On July 26, 2026, Bieniemy's wife Mia was reportedly shot at their home in Ashburn, Virginia; their son Elijah was arrested and charged with three felonies: use of a firearm in the commission of a felony, malicious wounding and discharging a firearm within a building. Mia was hospitalized with multiple gunshot wounds. Elijah was held at a Loudoun County detention center without bond. Mia Bieniemy was later reported to be in stable condition.

==Legal issues==
Bieniemy was arrested along with Colorado teammate Kanavis McGhee following a bar fight in February 1988. McGhee said the dispute arose after Bieniemy alleged that he had been called a "nigger" by a bar patron.
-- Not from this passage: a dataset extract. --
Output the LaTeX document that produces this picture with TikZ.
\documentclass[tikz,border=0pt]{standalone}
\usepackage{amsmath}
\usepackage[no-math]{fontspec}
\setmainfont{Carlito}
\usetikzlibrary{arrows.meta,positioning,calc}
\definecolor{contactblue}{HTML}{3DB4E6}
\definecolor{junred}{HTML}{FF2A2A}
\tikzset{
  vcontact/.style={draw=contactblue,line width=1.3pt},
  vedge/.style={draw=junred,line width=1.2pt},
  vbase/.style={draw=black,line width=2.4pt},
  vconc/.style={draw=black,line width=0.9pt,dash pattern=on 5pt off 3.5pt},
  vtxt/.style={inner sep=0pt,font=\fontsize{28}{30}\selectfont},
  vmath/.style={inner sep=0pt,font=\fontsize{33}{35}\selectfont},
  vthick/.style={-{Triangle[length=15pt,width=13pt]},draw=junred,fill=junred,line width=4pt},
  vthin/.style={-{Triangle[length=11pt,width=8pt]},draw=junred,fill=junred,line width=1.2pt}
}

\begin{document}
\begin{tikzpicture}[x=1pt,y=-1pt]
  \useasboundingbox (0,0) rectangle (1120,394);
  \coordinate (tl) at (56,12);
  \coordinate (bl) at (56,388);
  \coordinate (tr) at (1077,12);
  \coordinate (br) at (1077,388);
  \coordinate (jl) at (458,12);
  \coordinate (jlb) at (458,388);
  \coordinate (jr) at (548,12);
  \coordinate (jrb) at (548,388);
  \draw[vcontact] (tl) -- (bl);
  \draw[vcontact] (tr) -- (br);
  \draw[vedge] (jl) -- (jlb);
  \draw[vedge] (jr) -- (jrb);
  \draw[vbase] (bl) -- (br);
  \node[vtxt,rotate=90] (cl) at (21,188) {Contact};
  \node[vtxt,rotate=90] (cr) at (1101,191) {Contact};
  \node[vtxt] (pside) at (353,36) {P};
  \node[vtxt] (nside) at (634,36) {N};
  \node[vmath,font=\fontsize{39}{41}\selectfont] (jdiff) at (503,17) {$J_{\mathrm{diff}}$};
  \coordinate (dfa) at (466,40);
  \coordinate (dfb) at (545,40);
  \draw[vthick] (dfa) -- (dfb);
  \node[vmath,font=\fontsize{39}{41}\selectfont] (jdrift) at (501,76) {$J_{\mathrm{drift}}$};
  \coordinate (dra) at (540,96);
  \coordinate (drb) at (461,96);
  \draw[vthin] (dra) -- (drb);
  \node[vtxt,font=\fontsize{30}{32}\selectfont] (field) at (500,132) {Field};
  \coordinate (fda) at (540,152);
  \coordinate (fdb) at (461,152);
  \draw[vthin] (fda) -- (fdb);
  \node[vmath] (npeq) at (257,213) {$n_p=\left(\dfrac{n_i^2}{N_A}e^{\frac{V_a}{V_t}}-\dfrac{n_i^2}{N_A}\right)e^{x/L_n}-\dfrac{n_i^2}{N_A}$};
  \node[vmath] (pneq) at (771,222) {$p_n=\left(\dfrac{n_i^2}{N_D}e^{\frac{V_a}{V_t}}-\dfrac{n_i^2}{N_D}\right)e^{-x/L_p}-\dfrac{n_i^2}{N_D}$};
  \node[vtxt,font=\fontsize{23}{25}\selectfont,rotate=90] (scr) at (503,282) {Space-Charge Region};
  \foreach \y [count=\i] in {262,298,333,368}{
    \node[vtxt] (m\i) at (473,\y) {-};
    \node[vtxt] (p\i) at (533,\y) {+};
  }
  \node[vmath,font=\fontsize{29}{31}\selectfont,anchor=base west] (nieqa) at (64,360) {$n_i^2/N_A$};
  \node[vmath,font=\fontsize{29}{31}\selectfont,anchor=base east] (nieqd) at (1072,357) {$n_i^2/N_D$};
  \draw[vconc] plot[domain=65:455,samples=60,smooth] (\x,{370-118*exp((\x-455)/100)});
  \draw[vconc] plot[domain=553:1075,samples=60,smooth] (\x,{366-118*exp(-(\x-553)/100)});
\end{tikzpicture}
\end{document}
He pleaded no contest to disorderly conduct and was sentenced to community service. Bieniemy also received discipline from head coach Bill McCartney.

On July 4, 1990, Bieniemy pleaded no contest to interfering with a firefighter who had been performing his duties to extinguish a fire in Bieniemy's mother's garage. Bieniemy received an eight-month suspended sentence and was suspended for one game. Bieniemy was instructed to do 40 hours of community service and attend an eight-hour firefighting training session. An assistant city attorney said that Bieniemy failed to attend the firefighting training session as stipulated in the plea agreement, but Bieniemy asserted the session was optional.

On September 27, 1993, Bieniemy was arrested for allegedly harassing a female parking attendant. According to the police report, while with his friends, Bieniemy put his hand on the attendant's neck, startling her. She told police that Bieniemy and his friends took off their pants and began urinating nearby. Bieniemy was also named in an outstanding warrant on a charge of driving with a suspended license. As a result of this incident, Bieniemy was banned from the University of Colorado Boulder campus for a year.

In April 2001, Bieniemy was arrested for driving under the influence and was docked a month's pay.